First, we just heard rustling in the bushes. Then a loud call. We stopped and listened. Suddenly, poking from the tussock was a bright red beak, and then quietly, gracefully a large blue-green bird stepped, knees high, out onto the track.
Being able to see a takahē – the bird that ‘came back from extinction’ – on the Heaphy Track in September was a highlight of the trip. It was also something that by rights should not have happened.
Takahē (Notornis mantelli) were once widespread in the South Island, but after the arrival of mammalian predators, their numbers declined rapidly to the point where, by the end of the 19th century, the species was considered extinct. A flightless grazer, it is similar to its more prolific cousin the pukeko, but of a more solid stature, with stronger legs and brighter plumage.
In the 1940s, red deer were spreading out of control and causing severe damage to native vegetation, including snow tussock, the main food of the takahē. The deer culling days followed. For 12 years, during the red deer plague in Fiordland, Invercargill doctor Geoffrey Orbell was a government hunter.

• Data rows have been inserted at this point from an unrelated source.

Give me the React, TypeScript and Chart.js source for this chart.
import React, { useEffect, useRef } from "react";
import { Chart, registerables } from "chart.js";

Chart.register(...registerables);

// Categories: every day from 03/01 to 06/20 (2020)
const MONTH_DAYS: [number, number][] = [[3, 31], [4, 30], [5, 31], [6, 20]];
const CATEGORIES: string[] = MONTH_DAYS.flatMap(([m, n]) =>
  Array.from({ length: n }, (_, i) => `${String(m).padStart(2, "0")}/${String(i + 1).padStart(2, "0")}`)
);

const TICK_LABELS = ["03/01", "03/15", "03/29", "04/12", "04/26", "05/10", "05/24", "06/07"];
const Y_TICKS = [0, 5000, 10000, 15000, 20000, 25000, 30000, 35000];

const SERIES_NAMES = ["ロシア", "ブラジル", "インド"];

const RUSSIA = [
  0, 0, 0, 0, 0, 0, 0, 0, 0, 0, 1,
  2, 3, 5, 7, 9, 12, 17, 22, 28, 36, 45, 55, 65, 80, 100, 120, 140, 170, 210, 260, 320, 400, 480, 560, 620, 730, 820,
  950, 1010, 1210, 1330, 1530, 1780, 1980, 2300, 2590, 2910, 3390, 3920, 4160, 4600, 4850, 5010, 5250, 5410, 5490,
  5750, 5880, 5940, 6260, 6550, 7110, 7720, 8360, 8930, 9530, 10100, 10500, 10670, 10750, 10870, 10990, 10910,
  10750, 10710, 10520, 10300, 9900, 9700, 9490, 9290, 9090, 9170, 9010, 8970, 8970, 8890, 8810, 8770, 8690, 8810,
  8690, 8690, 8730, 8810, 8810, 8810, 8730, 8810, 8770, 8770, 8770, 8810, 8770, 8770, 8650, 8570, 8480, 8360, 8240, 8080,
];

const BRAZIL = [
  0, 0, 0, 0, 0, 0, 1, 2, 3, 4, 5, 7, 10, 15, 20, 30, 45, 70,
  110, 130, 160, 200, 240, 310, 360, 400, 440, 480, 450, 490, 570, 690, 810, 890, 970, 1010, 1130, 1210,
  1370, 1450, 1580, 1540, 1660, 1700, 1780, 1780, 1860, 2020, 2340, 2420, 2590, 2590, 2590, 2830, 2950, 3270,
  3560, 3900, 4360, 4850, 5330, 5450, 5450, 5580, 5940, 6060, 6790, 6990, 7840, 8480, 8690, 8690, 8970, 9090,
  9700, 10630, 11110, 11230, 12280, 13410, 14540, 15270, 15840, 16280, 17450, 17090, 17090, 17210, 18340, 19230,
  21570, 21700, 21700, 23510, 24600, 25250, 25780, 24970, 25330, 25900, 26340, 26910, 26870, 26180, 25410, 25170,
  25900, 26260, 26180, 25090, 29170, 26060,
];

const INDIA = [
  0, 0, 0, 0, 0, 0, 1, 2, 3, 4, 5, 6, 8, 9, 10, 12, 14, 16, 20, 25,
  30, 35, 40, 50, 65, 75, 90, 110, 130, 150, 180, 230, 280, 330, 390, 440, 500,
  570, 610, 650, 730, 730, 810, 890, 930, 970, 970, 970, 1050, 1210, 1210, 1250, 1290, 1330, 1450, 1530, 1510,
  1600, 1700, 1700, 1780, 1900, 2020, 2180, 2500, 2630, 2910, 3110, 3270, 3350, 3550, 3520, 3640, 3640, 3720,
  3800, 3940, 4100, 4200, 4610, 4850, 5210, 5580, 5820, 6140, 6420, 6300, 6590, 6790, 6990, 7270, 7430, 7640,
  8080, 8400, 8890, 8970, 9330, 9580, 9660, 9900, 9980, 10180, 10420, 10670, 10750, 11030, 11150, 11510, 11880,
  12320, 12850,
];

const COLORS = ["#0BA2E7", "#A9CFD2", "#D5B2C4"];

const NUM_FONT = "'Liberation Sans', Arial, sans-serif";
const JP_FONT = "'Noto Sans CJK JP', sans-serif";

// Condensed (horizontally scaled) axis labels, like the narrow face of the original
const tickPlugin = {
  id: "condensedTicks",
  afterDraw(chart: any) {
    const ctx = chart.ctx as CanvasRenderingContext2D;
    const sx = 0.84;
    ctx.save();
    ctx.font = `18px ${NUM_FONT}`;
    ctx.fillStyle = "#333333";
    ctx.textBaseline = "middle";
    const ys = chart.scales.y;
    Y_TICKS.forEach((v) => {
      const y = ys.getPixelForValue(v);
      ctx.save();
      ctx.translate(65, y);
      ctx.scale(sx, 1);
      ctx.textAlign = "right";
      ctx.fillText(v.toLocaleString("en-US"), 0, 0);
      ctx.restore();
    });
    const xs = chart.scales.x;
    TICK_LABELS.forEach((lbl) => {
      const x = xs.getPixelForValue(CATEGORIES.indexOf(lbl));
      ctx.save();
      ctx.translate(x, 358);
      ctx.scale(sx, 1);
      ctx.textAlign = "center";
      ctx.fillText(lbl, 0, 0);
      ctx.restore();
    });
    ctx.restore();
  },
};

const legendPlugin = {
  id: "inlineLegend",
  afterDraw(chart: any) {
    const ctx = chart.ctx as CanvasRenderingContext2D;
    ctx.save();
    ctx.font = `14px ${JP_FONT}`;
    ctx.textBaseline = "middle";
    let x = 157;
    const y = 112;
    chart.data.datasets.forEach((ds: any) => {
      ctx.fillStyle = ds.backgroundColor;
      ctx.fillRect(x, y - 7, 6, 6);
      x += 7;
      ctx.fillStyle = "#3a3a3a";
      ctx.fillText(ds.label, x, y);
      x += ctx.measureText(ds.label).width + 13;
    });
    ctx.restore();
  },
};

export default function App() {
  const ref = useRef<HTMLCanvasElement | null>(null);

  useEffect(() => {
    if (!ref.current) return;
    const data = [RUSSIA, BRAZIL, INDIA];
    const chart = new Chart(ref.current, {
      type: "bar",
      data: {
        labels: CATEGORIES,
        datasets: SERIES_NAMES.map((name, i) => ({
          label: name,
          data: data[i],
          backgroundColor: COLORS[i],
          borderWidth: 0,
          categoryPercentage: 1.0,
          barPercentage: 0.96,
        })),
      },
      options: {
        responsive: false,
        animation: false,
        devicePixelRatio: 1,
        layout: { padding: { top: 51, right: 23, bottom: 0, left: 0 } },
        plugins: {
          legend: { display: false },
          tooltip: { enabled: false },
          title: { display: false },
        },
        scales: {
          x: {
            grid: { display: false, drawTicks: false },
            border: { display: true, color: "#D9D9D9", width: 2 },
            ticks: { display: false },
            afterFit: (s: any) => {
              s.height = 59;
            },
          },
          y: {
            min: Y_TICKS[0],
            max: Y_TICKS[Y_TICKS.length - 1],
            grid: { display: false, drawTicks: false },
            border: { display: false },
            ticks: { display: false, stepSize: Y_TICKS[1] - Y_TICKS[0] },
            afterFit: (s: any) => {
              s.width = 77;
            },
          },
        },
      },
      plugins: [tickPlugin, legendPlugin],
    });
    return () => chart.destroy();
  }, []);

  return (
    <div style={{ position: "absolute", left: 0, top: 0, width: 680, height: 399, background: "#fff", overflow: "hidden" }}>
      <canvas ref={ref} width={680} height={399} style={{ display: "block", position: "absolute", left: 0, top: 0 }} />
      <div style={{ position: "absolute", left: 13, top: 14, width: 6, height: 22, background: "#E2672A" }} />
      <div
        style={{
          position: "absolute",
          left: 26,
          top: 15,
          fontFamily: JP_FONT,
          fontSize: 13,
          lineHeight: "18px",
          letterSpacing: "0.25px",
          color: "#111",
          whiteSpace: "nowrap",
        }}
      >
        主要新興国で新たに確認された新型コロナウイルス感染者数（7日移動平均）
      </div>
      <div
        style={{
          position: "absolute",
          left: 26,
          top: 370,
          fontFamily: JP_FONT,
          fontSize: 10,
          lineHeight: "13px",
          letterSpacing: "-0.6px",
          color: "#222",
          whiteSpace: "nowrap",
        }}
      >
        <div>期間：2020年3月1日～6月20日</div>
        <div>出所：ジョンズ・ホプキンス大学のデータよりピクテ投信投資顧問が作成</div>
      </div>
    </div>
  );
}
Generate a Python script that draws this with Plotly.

In April 1948, Orbell set out on a hunting trip into the Murchison Mountains with Neil McCrostie and Rex Watson. In his journal, Orbell describes how they found a valley with very steep sides and a lake at the bottom. At the lake, which would later bear his name, Orbell shot a stag and heard a call of a bird he could not identify. On the sandy lakeshore, he saw a trail of unusual bird footprints. But there was no time to investigate, as the men had to get back to their boat before dark.
It wasn’t until November 20 that year that Orbell returned to the lake accompanied by his two friends and Watson’s girlfriend Joan Telfer, equipped with a camera and 27m of rabbit net. ‘We returned to where we had found the tracks on our last trip,’ he wrote in his journal. ‘Suddenly … I spotted a bright blue-green bird in a little clearing in the snowgrass.’ Just 20m away stood a takahē.
The news of the takahē rediscovery stirred up the ornithological world and became an overnight sensation. Orbell and his three companions were courted by news media from around the globe.
Since then, there’s been an effort to save the takahē from extinction. To protect the birds, the Murchison Mountains were declared a special area in 1949 and closed to the public. But the wild population of the takahē living there was shrinking. By the mid-1970s, deer were finally brought under control, but tussock can take up to 20 years to recover from heavy browsing and without food the takahē population began to collapse. By the early 1980s, there were just over 100 left.
Drastic action was required.
Dave Crouchley was Takahē Recovery group leader and a programme manager at the NZ Wildlife Service (predecessor to the Department of Conservation) in 1985 when a decision was made to hand-rear the takahē. He was involved in setting up the Burwood Takahē Breeding Centre at the Gorge Hill red tussock reserve between Te Anau and Mossburn. It was a purpose-built facility, where eggs taken from wild takahē nests were artificially incubated and young chicks were fed using hand puppets resembling an adult bird.